One important concern is that some autonomous systems are designed to kill or destroy for military purposes. These systems would be designed so that they could not be “unplugged” easily. Whether further development of such systems is a favorable long-term direction is a question we urgently need to address. A separate concern is that high-quality decision-making systems could inadvertently be programmed with goals that do not fully capture what we want. Antisocial or destructive actions may result from logical steps in pursuit of seemingly benign or neutral goals. A number of researchers studying the problem have concluded that it is surprisingly difficult to completely guard against this effect, and that it may get even harder as the systems become more intelligent. They might, for example, consider our efforts to control them as being impediments to attaining their goals.
Except in the case of Whole Brain Emulation, there is no reason to expect a superintelligent machine to have motivations anything like those of humans.

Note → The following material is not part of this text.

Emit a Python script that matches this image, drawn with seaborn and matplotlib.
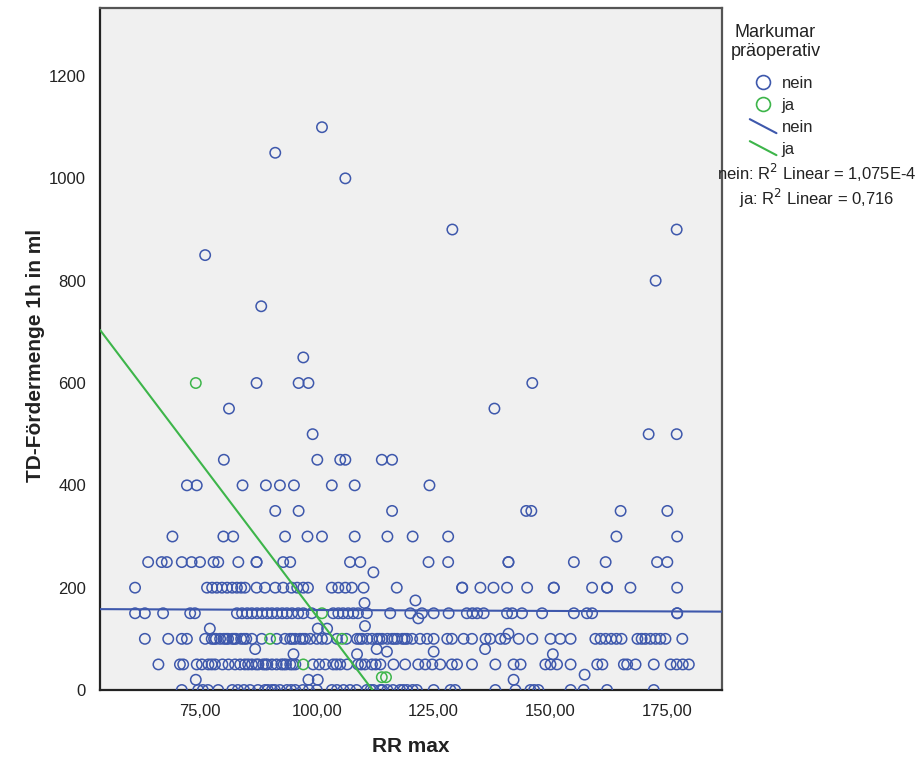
import numpy as np
import pandas as pd
import matplotlib
matplotlib.use("Agg")
import matplotlib.pyplot as plt
from matplotlib.lines import Line2D
from matplotlib.legend_handler import HandlerBase
from matplotlib.ticker import FixedLocator, FuncFormatter
import seaborn as sns

# ---------------------------------------------------------------
# Data: RR max (x) per TD-Fördermenge 1h (ml) level, group "nein"
# ---------------------------------------------------------------
nein_0 = [71.1, 74.6, 75.6, 76.7, 78.9, 81.9, 83.1, 84.4,
          85.7, 87.4, 88.9, 89.5, 90.4, 91.0, 92.1, 93.6, 94.5, 95.4, 97.0,
          98.3, 100.0, 103.2, 104.3, 105.7, 107.1, 108.5, 110.7, 111.5, 112.1,
          113.6, 114.0, 115.1, 116.3, 117.8, 118.5, 119.3, 120.5, 121.4, 125.0,
          128.6, 129.6, 138.2, 142.5, 145.7, 146.5, 147.4, 154.3, 157.1, 162.1,
          172.1]
nein_50 = [66.1, 70.7, 71.4, 74.3, 75.4, 76.8, 77.5, 78.2, 79.8, 81.1, 82.5, 83.6,
           84.6, 85.3, 86.1, 87.0, 87.5, 88.5, 89.0, 89.4, 90.4, 91.4, 92.4, 92.9,
           93.4, 94.3, 94.8, 95.4, 99.2, 100.5, 101.8, 103.5, 104.2, 105.0, 106.5,
           108.8, 109.5, 110.3, 111.8, 112.6, 113.6, 116.4, 118.9, 121.7, 123.2,
           124.7, 126.4, 128.9, 130.0, 133.2, 138.2, 142.1, 143.6, 148.9, 150.0,
           151.4, 154.3, 160.0, 161.1, 165.7, 166.4, 168.2, 172.1, 175.7, 177.0,
           178.3, 179.6]
nein_100 = [63.2, 68.2, 71.1, 72.2, 76.1, 77.5, 78.0, 78.4, 79.3, 80.1, 80.6, 81.0,
            81.9, 82.3, 82.7, 83.8, 84.4, 84.9, 86.1, 88.2, 91.4, 93.2, 94.3, 94.8,
            95.4, 96.4, 97.0, 97.5, 98.6, 100.0, 101.1, 102.1, 104.3, 106.3, 108.6,
            109.2, 109.7, 110.8, 111.8, 112.9, 113.4, 114.0, 115.1, 116.1, 116.6,
            117.2, 118.3, 118.8, 119.3, 120.4, 122.1, 123.6, 125.0, 127.9, 128.9,
            131.4, 133.2, 136.1, 137.1, 139.3, 140.3, 143.2, 146.1, 150.0, 152.1,
            154.3, 159.6, 160.7, 161.8, 163.0, 164.1, 165.2, 168.6, 169.5, 170.3,
            171.4, 172.5, 173.5, 174.6, 178.2]
nein_150 = [61.1, 63.2, 67.1, 72.9, 73.9, 82.9, 84.0, 85.1, 86.1, 87.2, 88.3, 89.4,
            90.4, 91.5, 92.6, 93.6, 94.7, 96.0, 97.1, 98.9, 103.5, 104.6, 105.6,
            106.7, 107.8, 108.8, 110.7, 115.7, 120.0, 122.5, 125.0, 128.2, 132.1,
            133.3, 134.3, 135.7, 140.7, 141.8, 143.9, 148.2, 155.0, 157.8, 158.9,
            177.1, 177.1]
nein_200 = [61.1, 76.5, 77.6, 78.6, 79.7, 80.8, 81.9, 82.9, 83.8, 84.6, 87.1, 88.9,
            91.1, 92.8, 94.6, 95.8, 97.1, 98.1, 103.2, 104.6, 106.1, 107.5, 110.0,
            117.1, 131.1, 131.1, 135.0, 137.8, 140.7, 145.0, 150.7, 150.7, 158.9,
            162.1, 162.1, 167.1, 177.1]
nein_250 = [63.9, 66.8, 67.9, 71.1, 73.2, 75.0, 77.9, 78.9, 83.2, 87.1, 87.1, 92.8,
            94.3, 107.1, 109.3, 123.9, 128.1, 141.0, 141.0, 155.0, 161.8, 172.8, 175.0]
nein_300 = [69.1, 80.0, 82.1, 93.2, 98.0, 101.1, 108.1, 115.1, 120.5, 128.1, 164.1, 177.1]
nein_350 = [91.1, 96.1, 116.1, 144.8, 145.9, 165.0, 175.0]
nein_400 = [72.2, 74.3, 84.1, 89.1, 92.1, 95.1, 103.2, 108.1, 124.1]
nein_450 = [80.1, 100.1, 105.0, 106.1, 113.9, 116.1]
nein_500 = [99.1, 171.0, 177.0]
nein_550 = [81.2, 138.0]
nein_600 = [87.1, 96.1, 98.2, 146.1]
nein_650 = [97.1]
nein_750 = [88.1]
nein_800 = [172.5]
nein_850 = [76.1]
nein_900 = [129.0, 177.0]
nein_1000 = [106.1]
nein_1050 = [91.1]
nein_1100 = [101.1]

# points of the "nein" group with volumes between the regular steps
nein_rr_other = [77.1, 86.8, 95.0, 74.1, 98.2, 100.2, 100.2, 102.2, 110.2, 110.3,
                 112.1, 108.6, 112.8, 115.0, 121.1, 121.7, 125.0, 136.0, 141.0,
                 142.1, 150.5, 157.3]
nein_td_other = [120, 80, 70, 20, 20, 20, 120, 120, 170, 125,
                 230, 70, 80, 75, 175, 140, 75, 80, 110,
                 20, 70, 30]

# group "ja"
ja_rr = [74.1, 90.0, 97.1, 101.1, 105.4, 113.9, 114.8]
ja_td = [600, 100, 50, 150, 100, 25, 25]

nein_levels = {0: nein_0, 50: nein_50, 100: nein_100, 150: nein_150, 200: nein_200,
               250: nein_250, 300: nein_300, 350: nein_350, 400: nein_400,
               450: nein_450, 500: nein_500, 550: nein_550, 600: nein_600,
               650: nein_650, 750: nein_750, 800: nein_800, 850: nein_850,
               900: nein_900, 1000: nein_1000, 1050: nein_1050, 1100: nein_1100}

x_ticks = [75, 100, 125, 150, 175]
y_ticks = [0, 200, 400, 600, 800, 1000, 1200]
legend_title = "Markumar\npräoperativ"
r2_labels = ["nein: R$^2$ Linear = 1,075E-4", "ja: R$^2$ Linear = 0,716"]

rows = []
for td, rr_list in nein_levels.items():
    rows += [(rr, td, "nein") for rr in rr_list]
rows += [(rr, td, "nein") for rr, td in zip(nein_rr_other, nein_td_other)]
rows += [(rr, td, "ja") for rr, td in zip(ja_rr, ja_td)]
df = pd.DataFrame(rows, columns=["RR max", "TD-Fördermenge 1h in ml", "Markumar präoperativ"])

# ---------------------------------------------------------------
sns.set_style("white")
plt.rcParams["font.family"] = ["Liberation Sans", "DejaVu Sans"]

colors = {"nein": "#3E58AC", "ja": "#3DB54A"}
ink = "#222222"
bg = "#F0F0F0"

fig = plt.figure(figsize=(9.2, 7.6), dpi=100)
ax = fig.add_axes([0.1087, 0.0921, 0.6761, 0.8974])
ax.set_facecolor(bg)
xlim = (53.6, 186.7)
ylim = (0, 1333)
ax.set_xlim(*xlim)
ax.set_ylim(*ylim)

xcol, ycol, gcol = df.columns
for grp in ["nein", "ja"]:
    sub = df[df[gcol] == grp]
    n_before = len(ax.collections)
    sns.scatterplot(data=sub, x=xcol, y=ycol, ax=ax, s=56, linewidth=1.1,
                    color=colors[grp], legend=False, zorder=3)
    coll = ax.collections[n_before]
    coll.set_facecolor("none")
    coll.set_edgecolor(colors[grp])

# linear fits over the full x range of the axes
for grp in ["nein", "ja"]:
    sub = df[df[gcol] == grp]
    sns.regplot(data=sub, x=xcol, y=ycol, ax=ax, scatter=False, ci=None,
                truncate=False, color=colors[grp],
                line_kws=dict(lw=1.5, zorder=4))

ax.set_xlim(*xlim)
ax.set_ylim(*ylim)

# axes styling
for side in ["left", "bottom"]:
    ax.spines[side].set_color(ink)
    ax.spines[side].set_linewidth(1.6)
for side in ["top", "right"]:
    ax.spines[side].set_color("#555555")
    ax.spines[side].set_linewidth(1.6)

ax.xaxis.set_major_locator(FixedLocator(x_ticks))
ax.yaxis.set_major_locator(FixedLocator(y_ticks))
ax.xaxis.set_major_formatter(FuncFormatter(lambda v, p: f"{v:.2f}".replace(".", ",")))
ax.yaxis.set_major_formatter(FuncFormatter(lambda v, p: f"{v:.0f}"))
ax.tick_params(axis="both", direction="out", length=8, width=1.6, color=ink,
               labelsize=12, labelcolor=ink, pad=2)

ax.set_xlabel("RR max", fontsize=15, fontweight="bold", color=ink)
ax.set_ylabel("TD-Fördermenge 1h in ml", fontsize=15, fontweight="bold", color=ink)
ax.xaxis.set_label_coords(0.5, -0.069)
ax.yaxis.set_label_coords(-0.088, 0.49)


class DiagonalLineHandler(HandlerBase):
    def create_artists(self, legend, orig_handle, xdescent, ydescent, width,
                       height, fontsize, trans):
        line = Line2D([-xdescent, -xdescent + width],
                      [-ydescent + height * 1.1, -ydescent - height * 0.1],
                      color=orig_handle.get_color(),
                      lw=orig_handle.get_linewidth())
        line.set_transform(trans)
        return [line]


fig.text(0.843, 0.969, legend_title, ha="center", va="top", fontsize=13,
         color=ink, linespacing=1.15)

handles = [
    Line2D([], [], ls="", marker="o", ms=10, mfc="none", mec=colors["nein"], mew=1.2),
    Line2D([], [], ls="", marker="o", ms=10, mfc="none", mec=colors["ja"], mew=1.2),
    Line2D([], [], color=colors["nein"], lw=1.5),
    Line2D([], [], color=colors["ja"], lw=1.5),
]
labels = ["nein", "ja", "nein", "ja"]
handler_map = {handles[2]: DiagonalLineHandler(), handles[3]: DiagonalLineHandler()}
leg = fig.legend(handles, labels, handler_map=handler_map, loc="upper left",
                 bbox_to_anchor=(0.815, 0.9), frameon=False, fontsize=12,
                 handlelength=1.6, handletextpad=0.3, labelspacing=0.42,
                 borderaxespad=0, borderpad=0)

fig.text(0.888, 0.772, r2_labels[0], ha="center", va="center", fontsize=12, color=ink)
fig.text(0.888, 0.739, r2_labels[1], ha="center", va="center", fontsize=12, color=ink)

fig.savefig("out.png", dpi=100, facecolor="white")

Human minds represent a tiny dot in the vast space of all possible mind designs, and very different kinds of minds are unlikely to share to complex motivations unique to humans and other mammals.
Whatever its goals, a superintelligence would tend to commandeer resources that can help it achieve its goals, including the energy and elements on which human life depends. It would not stop because of a concern for humans or other intelligences that is ‘built in’ to all possible mind designs. Rather, it would pursue its particular goal and give no thought to concerns that seem ‘natural’ to that particular species of primate called homo sapiens.
There are, however, some basic instrumental motivations we can expect superintelligent machines to display, because they are useful for achieving its goals, no matter what its goals are. For example, an AI will ‘want’ to self-improve, to be optimally rational, to retain its original goals, to acquire resources, and to protect itself — because all these things help it achieve the goals with which it was originally programmed.